Given problem
Please quote exactly the opening lines of the data, from the first line to the one where "xticks = [10, 60, 110, 160, 210, 260]" appears.

Available data
====================
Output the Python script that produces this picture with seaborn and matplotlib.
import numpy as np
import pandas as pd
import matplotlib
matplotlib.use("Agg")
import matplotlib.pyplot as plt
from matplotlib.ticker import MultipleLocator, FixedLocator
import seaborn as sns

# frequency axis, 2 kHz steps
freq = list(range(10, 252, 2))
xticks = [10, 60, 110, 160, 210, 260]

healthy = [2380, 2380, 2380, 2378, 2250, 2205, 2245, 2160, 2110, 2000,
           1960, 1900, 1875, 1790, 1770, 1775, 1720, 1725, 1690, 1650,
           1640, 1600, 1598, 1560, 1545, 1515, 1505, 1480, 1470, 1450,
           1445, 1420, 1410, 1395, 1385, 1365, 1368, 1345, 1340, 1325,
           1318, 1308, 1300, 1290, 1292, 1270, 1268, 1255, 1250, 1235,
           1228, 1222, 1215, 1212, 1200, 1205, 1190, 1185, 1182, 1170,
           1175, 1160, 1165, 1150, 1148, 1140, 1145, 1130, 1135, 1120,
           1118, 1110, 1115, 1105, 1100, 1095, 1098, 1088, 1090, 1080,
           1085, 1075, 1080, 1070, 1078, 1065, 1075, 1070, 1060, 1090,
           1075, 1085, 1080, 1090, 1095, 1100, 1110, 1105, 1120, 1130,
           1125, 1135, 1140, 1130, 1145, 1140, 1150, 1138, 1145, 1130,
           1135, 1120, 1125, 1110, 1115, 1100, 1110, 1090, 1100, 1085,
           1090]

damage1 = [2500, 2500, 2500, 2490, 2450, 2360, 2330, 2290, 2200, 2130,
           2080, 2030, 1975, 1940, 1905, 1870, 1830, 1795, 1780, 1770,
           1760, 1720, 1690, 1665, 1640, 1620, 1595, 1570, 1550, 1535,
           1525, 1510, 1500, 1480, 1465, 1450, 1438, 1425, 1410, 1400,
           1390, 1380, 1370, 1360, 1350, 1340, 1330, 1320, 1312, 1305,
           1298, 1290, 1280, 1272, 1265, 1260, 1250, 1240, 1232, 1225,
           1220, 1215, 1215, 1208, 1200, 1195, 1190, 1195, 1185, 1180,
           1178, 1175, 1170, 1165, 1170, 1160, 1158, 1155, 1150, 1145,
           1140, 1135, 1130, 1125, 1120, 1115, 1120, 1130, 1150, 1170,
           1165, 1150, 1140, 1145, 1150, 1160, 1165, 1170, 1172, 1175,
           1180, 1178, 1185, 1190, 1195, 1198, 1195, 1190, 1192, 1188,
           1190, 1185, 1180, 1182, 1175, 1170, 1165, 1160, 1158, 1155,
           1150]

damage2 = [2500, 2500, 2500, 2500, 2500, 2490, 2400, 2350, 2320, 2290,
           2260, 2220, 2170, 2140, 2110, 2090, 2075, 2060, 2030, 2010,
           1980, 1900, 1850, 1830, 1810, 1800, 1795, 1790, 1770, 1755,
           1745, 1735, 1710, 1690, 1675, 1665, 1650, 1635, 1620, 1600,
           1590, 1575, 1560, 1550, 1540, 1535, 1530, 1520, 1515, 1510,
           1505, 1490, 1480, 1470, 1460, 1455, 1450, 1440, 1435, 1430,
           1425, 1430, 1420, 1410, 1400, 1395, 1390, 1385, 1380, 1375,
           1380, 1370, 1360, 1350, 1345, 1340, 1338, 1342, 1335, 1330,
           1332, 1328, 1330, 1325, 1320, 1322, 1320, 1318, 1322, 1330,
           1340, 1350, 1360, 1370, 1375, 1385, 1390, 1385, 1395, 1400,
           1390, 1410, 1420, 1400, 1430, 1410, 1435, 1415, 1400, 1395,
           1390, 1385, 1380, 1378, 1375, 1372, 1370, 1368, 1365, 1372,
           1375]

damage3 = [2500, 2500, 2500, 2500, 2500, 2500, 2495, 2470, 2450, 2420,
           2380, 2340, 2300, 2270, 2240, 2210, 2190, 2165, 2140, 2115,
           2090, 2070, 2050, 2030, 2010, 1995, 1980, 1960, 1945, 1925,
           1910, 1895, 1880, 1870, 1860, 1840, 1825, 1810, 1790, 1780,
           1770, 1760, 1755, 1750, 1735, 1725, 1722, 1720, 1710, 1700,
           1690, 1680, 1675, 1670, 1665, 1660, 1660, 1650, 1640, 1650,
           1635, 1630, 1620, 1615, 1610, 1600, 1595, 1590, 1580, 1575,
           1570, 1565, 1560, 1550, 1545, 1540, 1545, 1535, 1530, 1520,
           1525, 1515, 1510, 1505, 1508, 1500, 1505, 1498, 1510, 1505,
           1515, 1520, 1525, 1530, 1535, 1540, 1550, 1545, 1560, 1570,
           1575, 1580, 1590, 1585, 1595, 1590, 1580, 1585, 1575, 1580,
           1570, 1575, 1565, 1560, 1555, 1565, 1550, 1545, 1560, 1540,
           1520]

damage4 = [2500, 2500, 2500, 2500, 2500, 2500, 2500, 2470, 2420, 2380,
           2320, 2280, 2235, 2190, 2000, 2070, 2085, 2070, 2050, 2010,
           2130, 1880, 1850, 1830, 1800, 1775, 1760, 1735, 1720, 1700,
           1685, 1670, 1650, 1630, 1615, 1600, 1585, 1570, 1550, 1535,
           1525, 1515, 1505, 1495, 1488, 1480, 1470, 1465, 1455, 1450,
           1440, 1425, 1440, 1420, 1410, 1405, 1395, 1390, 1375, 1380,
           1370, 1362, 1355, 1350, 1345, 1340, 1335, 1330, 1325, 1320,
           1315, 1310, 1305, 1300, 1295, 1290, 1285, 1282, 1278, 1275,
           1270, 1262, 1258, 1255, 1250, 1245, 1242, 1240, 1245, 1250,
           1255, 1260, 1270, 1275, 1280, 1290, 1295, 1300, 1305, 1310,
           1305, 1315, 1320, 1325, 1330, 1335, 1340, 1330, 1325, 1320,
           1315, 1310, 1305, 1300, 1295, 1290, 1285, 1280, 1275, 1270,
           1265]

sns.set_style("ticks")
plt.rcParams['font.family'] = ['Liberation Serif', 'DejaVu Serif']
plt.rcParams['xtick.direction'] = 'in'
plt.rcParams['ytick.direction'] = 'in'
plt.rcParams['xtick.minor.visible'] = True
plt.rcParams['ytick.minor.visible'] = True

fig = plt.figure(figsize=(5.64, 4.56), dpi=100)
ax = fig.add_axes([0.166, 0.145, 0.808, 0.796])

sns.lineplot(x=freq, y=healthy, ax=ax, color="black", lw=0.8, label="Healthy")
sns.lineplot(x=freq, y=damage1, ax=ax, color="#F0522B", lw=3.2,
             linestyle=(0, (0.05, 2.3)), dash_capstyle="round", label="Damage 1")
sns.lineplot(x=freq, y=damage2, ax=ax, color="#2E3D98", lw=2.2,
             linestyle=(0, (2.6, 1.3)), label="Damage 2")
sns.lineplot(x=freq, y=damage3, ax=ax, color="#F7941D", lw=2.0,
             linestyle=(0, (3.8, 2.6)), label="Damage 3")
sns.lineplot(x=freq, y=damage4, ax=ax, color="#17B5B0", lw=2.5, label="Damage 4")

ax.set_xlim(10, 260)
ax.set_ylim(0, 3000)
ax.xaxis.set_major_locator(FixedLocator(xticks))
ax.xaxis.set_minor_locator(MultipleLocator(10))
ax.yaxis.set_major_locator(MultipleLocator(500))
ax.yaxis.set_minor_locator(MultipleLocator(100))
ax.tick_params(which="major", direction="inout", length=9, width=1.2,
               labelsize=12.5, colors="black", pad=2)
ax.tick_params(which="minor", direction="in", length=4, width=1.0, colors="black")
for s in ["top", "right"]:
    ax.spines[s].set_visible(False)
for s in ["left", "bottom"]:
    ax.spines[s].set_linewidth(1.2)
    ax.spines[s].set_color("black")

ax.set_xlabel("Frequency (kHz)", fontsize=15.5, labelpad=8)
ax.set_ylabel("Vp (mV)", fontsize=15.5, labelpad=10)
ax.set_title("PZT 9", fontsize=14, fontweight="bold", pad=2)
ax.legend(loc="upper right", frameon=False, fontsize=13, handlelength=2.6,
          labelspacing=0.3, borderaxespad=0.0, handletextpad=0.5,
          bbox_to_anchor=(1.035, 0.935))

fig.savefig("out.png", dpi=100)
====================
Task output
Output the Python script that produces this picture with seaborn and matplotlib.
import numpy as np
import pandas as pd
import matplotlib
matplotlib.use("Agg")
import matplotlib.pyplot as plt
from matplotlib.ticker import MultipleLocator, FixedLocator
import seaborn as sns

# frequency axis, 2 kHz steps
freq = list(range(10, 252, 2))
xticks = [10, 60, 110, 160, 210, 260]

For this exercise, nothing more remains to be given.